President Duterte, known for often cursing the Catholic church, changed his mind about not attending. This time, to everyone’s relief, he did not utter any harsh word. Instead, he kissed one bell and rang it seven times while raising a clenched fist signifying whatever.
Then, reporting on what should be a joyous welcome for the war booty being returned by the US after 117 years, the Diocese of Borongan said in a Facebook post:
“Priests, including the Borongan bishop, the Archbishop of the Military Ordinariate (AMS) of the United States, and the Apostolic Nuncio, were earlier told to go out of the Balangiga plaza. Duterte only wants Archbishop Valles to be in the area. Some priests were even asked to remove their Roman collars so as not to offend the President, Also, chairs were placed in front of the priests to cover them.” (Archbishop Romulo Valles of Davao is the president of the Catholic Bishops Conference of the Philippines.)
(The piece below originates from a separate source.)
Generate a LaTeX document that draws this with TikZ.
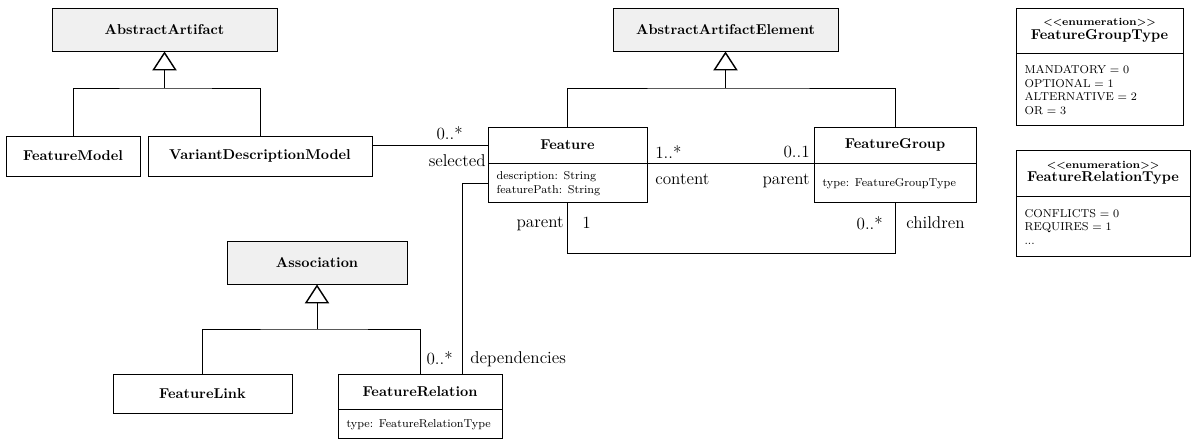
\documentclass[tikz,border=0pt]{standalone}
\usepackage{tikz}
\usetikzlibrary{arrows.meta}
\usetikzlibrary{calc}

\begin{document}
\begin{tikzpicture}[x=0.7pt, y=-0.7pt,
  cls/.style={draw, line width=0.65pt, font=\bfseries, inner sep=0pt},
  abstr/.style={cls, fill=black!6},
  attr/.style={draw, line width=0.65pt, font=\footnotesize, align=left, anchor=north, text width=#1, inner xsep=6pt, inner ysep=0pt},
  lbl/.style={font=\large, inner sep=0pt},
  gen/.style={line width=0.65pt, -{Triangle[open, length=13.3pt, width=17pt, line width=1pt]}},
  assoc/.style={line width=0.65pt}]
\path[use as bounding box] (0,0) rectangle (1191,439);

\node[abstr, minimum width=157.5pt, minimum height=30.1pt] (aa) at (164.5,29.5) {AbstractArtifact};
\node[cls, minimum width=93.8pt, minimum height=28pt] (fm) at (73,156) {FeatureModel};
\node[cls, minimum width=156.8pt, minimum height=28pt] (vdm) at (260,156) {VariantDescriptionModel};
\node[abstr, minimum width=157.5pt, minimum height=30.1pt] (aae) at (725.5,29.5) {AbstractArtifactElement};
\node[cls, minimum width=111.3pt, minimum height=25.2pt] (feat) at (567.5,145) {Feature};
\node[attr=99.3pt, minimum height=27.3pt] (feata) at (feat.south) {description: String\\featurePath: String};
\node[cls, minimum width=113.4pt, minimum height=25.2pt] (fg) at (895,145) {FeatureGroup};
\node[attr=101.4pt, minimum height=27.3pt] (fga) at (fg.south) {type: FeatureGroupType};
\node[abstr, minimum width=126pt, minimum height=30.1pt] (asc) at (317,262.5) {Association};
\node[cls, minimum width=125.3pt, minimum height=27.3pt] (fl) at (202.5,393.5) {FeatureLink};
\node[cls, minimum width=114.8pt, minimum height=24.5pt] (fr) at (420,391.5) {FeatureRelation};
\node[attr=102.8pt, minimum height=20.3pt] (fra) at (fr.south) {type: FeatureRelationType};
\node[cls, align=center, minimum width=116.9pt, minimum height=31.5pt] (fgt) at (1099.5,30.5) {{\fontsize{7.4}{8}\selectfont <\kern0pt<enumeration>\kern0pt>}\\[-2.5pt]FeatureGroupType};
\node[attr=104.9pt, minimum height=50.4pt] (fgta) at (fgt.south) {MANDATORY $=$ 0\\OPTIONAL $=$ 1\\ALTERNATIVE $=$ 2\\OR $=$ 3};
\node[cls, align=center, minimum width=121.8pt, minimum height=32.2pt] (frt) at (1103,173) {{\fontsize{7.4}{8}\selectfont <\kern0pt<enumeration>\kern0pt>}\\[-2.5pt]FeatureRelationType};
\node[attr=109.8pt, minimum height=42pt] (frta) at (frt.south) {CONFLICTS $=$ 0\\REQUIRES $=$ 1\\...};

\coordinate (aaj) at (164.5,88);
\coordinate (aaej) at (725.5,88);
\coordinate (ascj) at (317,329);
\draw[assoc] (fm.north) |- (aaj) -| (vdm.north);
\draw[gen] (aaj) -- (aa.south);
\draw[assoc] (feat.north) |- (aaej) -| (fg.north);
\draw[gen] (aaej) -- (aae.south);
\draw[assoc] (fl.north) |- (ascj) -| (fr.north);
\draw[gen] (ascj) -- (asc.south);

\draw[assoc] (vdm.east |- feat.west) -- (feat.west);
\draw[assoc] (feat.south east) -- (fg.south west);
\draw[assoc] (feata.south) -- ++(0,50) -| (fga.south);
\draw[assoc] (feata.west) -| ([xshift=-28.35pt]fr.north east);

\node[lbl, anchor=east] (selm) at (463,133) {0..*};
\node[lbl, anchor=east] (selr) at (486,161) {selected};
\node[lbl, anchor=west] (conm) at (655,152) {1..*};
\node[lbl, anchor=west] (conr) at (655,179) {content};
\node[lbl, anchor=east] (parm) at (810,152) {0..1};
\node[lbl, anchor=east] (parr) at (810,181) {parent};
\node[lbl, anchor=east] (chpr) at (564,224) {parent};
\node[lbl, anchor=west] (chpm) at (582,223) {1};
\node[lbl, anchor=east] (chim) at (883,223) {0..*};
\node[lbl, anchor=west] (chir) at (906,223) {children};
\node[lbl, anchor=east] (depm) at (453,358) {0..*};
\node[lbl, anchor=west] (depr) at (470,359) {dependencies};
\end{tikzpicture}
\end{document}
We think Duterte would not debase the presidency by banning some members of the the clergy in a turnover of church property, but neither do we believe that those managing the program would selectively ban some church personalities without instruction.
Local reports had it that priests, including Borongan Bishop Crispin Barrete Varquez, the archbishop of the Military Ordinariate of the United States, and the Apostolic Nuncio to the Philippines Gabriele Giordano Caccia, were told by Presidential Management Staff to clear the plaza.
CNN Philippines quoted Fr. Serafin Tybaco, parish priest of the San Lorenzo Martir church in Balangiga, as saying that priests and bishops were asked to leave before Duterte arrived, because the presidential staff were following the original program.
Tybaco said in Pilipino that the original instruction was for them to join only the first part of the program, and that they (the clergy) were supposed to leave after that. But because the papal nuncio was there, they thought their presence was still needed.
Denying that churchmen were shooed away, a presidential spokesman said: “We will not allow such a reported unwanted incident to spoil this momentous occasion. The tolling of the Balangiga bells ushers in a call of unity and peace among us Filipinos. We can only respond in heartfelt approbation.”
Like the Liberty Bell in Philadelphia used to warn of impending danger, the Balangiga bells were rung in 1901 to rouse the villagers against attacking US troops. Using crude weapons, the Samareños killed 48 Americans, at the time an unusually big toll in one battle. The US retaliated upon an order of Brig. Gen. Jacob Smith to massacre all natives strong enough to fight and to turn the area into a “howling wilderness.” Thousands were killed.